We all have pet peeves. As an introvert, mine is asking a binary answer question and getting anything but a simple yes or no answer. Why must people unload on me their entire thought process or worse, answer my question with another one. Ugh! Yes or no. Yes or no! I didn’t ask for your opinion and in any case you should be asking me for more information to build a context around my inquiry or request. Why must one think that what we are experiencing is the only point of reference? There is so much more than this provincial life…
To me, the saying on the title picture should go something like this: We listen to reply, not to internalize and understand. I think many people just want to reply to be heard even if it wasn’t the correct moment to speak or to be spoken to. We are so isolated in our little worlds of work-obligations-play that when we are finally asked about the weather we end up discharging all our thoughts and worries on the unsuspecting folk. We are incapable of replying with anything other than our own biases and opinions. We fail to listen to understand and to talk clearly enough to be understood.

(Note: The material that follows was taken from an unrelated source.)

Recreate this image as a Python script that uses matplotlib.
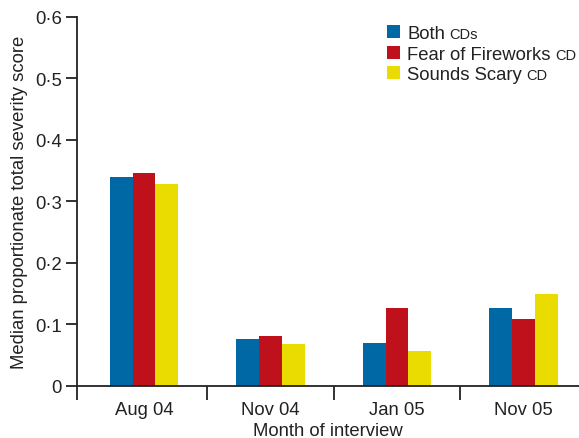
import matplotlib
matplotlib.use("Agg")
import matplotlib.pyplot as plt
import numpy as np

plt.rcParams['font.family'] = ['Liberation Sans', 'DejaVu Sans']

months = ['Aug 04', 'Nov 04', 'Jan 05', 'Nov 05']
series = ['Both', 'Fear of Fireworks', 'Sounds Scary']
suffix = ['CDs', 'CD', 'CD']
both = [0.340, 0.076, 0.070, 0.127]
fear = [0.346, 0.081, 0.127, 0.109]
scary = [0.328, 0.068, 0.057, 0.150]
yticks = [0, 0.1, 0.2, 0.3, 0.4, 0.5, 0.6]
ytick_labels = ['0', '0·1', '0·2', '0·3', '0·4', '0·5', '0·6']

colors = ['#0069a5', '#bf111c', '#eadb00']
ink = '#222222'
fs = 13.3

fig = plt.figure(figsize=(5.79, 4.39), dpi=100)
ax = fig.add_axes([0.133, 0.1185, 0.867, 0.8405])

x = np.arange(len(months))
w = 0.18
for i, (vals, lab) in enumerate(zip([both, fear, scary], series)):
    ax.bar(x + (i - 1) * w, vals, width=w, color=colors[i], label=lab)

ax.set_xlim(-0.53, 3.44)
ax.set_ylim(0, 0.6)
ax.set_yticks(yticks)
ax.set_yticklabels(ytick_labels)
ax.set_xticks(x)
ax.set_xticklabels(months)
ax.set_xticks([-0.53, 0.5, 1.5, 2.5], minor=True)
ax.tick_params(axis='x', which='major', length=0, pad=11, labelsize=fs, colors=ink)
ax.tick_params(axis='x', which='minor', length=10, width=1.3, color=ink, direction='out')
ax.tick_params(axis='y', length=8, width=1.3, color=ink, labelsize=fs, labelcolor=ink, pad=3)

for s in ['top', 'right']:
    ax.spines[s].set_visible(False)
for s in ['left', 'bottom']:
    ax.spines[s].set_linewidth(1.3)
    ax.spines[s].set_color(ink)

ax.set_ylabel('Median proportionate total severity score', fontsize=fs, color=ink, labelpad=5)
ax.set_xlabel('Month of interview', fontsize=fs, color=ink, labelpad=2.5)

leg = fig.legend(loc='upper left', bbox_to_anchor=(387 / 579, 413 / 439), frameon=False,
                 fontsize=fs, handlelength=0.72, handleheight=0.7, handletextpad=0.38,
                 labelspacing=0.2, borderaxespad=0.0, borderpad=0.0)
for t in leg.get_texts():
    t.set_color(ink)

# small-caps style suffixes after the legend labels, on the same baseline
fig.canvas.draw()
inv = fig.transFigure.inverted()
for t, suf in zip(leg.get_texts(), suffix):
    bb = t.get_window_extent()
    base_y = t.get_transform().transform(t.get_position())[1]
    px, py = inv.transform((bb.x1 + 4, base_y))
    fig.text(px, py, suf, fontsize=10.5, color=ink, ha='left', va='baseline')

fig.savefig('out.png', dpi=100)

Overall the quality of the questions I receive and of the answers given in return is really poor. It doesn’t matter how specific I am about my feelings, wants and desires, there is always a way the listener makes it about themselves, and hijacks the conversation to present their experiences and needs. Maybe they do it because they need to prove they are experts in the subject matter to know that their opinion carries weight. They may not realize that they are burdening an unsuspecting introverted soul with their weekend or marriage woes. Those like me will want to help and dig deeper into your psyche. My counterparts will want run away for the hills and pretend they never met you. If you have ever had someone ghost on you, they are usually introverts or jerks that couldn’t handle the Q&A data overload. In my case, if you ask for my informed opinion you will get it. You won’t get any extra info. Short, sweet and to the point. I sincerely want to listen and understand in order to provide you with the reassurance, comfort or dialogue you need. I can’t talk for the sake of argument. It bores me.
Although it is a bit pretentious to assume questions are being incorrectly answered based on my preference, my work and life experience has given me many data points to reach this conclusion. Most misunderstanding are due to an incorrectly long-winded answer or by not just saying yes or no. In a fast paced society we still take too much time to convey the proper responses and inputs. Weird because people in a hurry should be more precise and efficient if they want that hurry to mean something or make a difference. If you are doing less with more you are failing at life. Take a moment to step back, analyze what is not required and what you need to stop doing to earn back your efficacy. Answer the question asked and not the question you think they need answer. Don’t provide the response you think they want to hear. Be brave and bold and actually communicate and bond with your peers. Life is to short to listen just to reply and not to understand.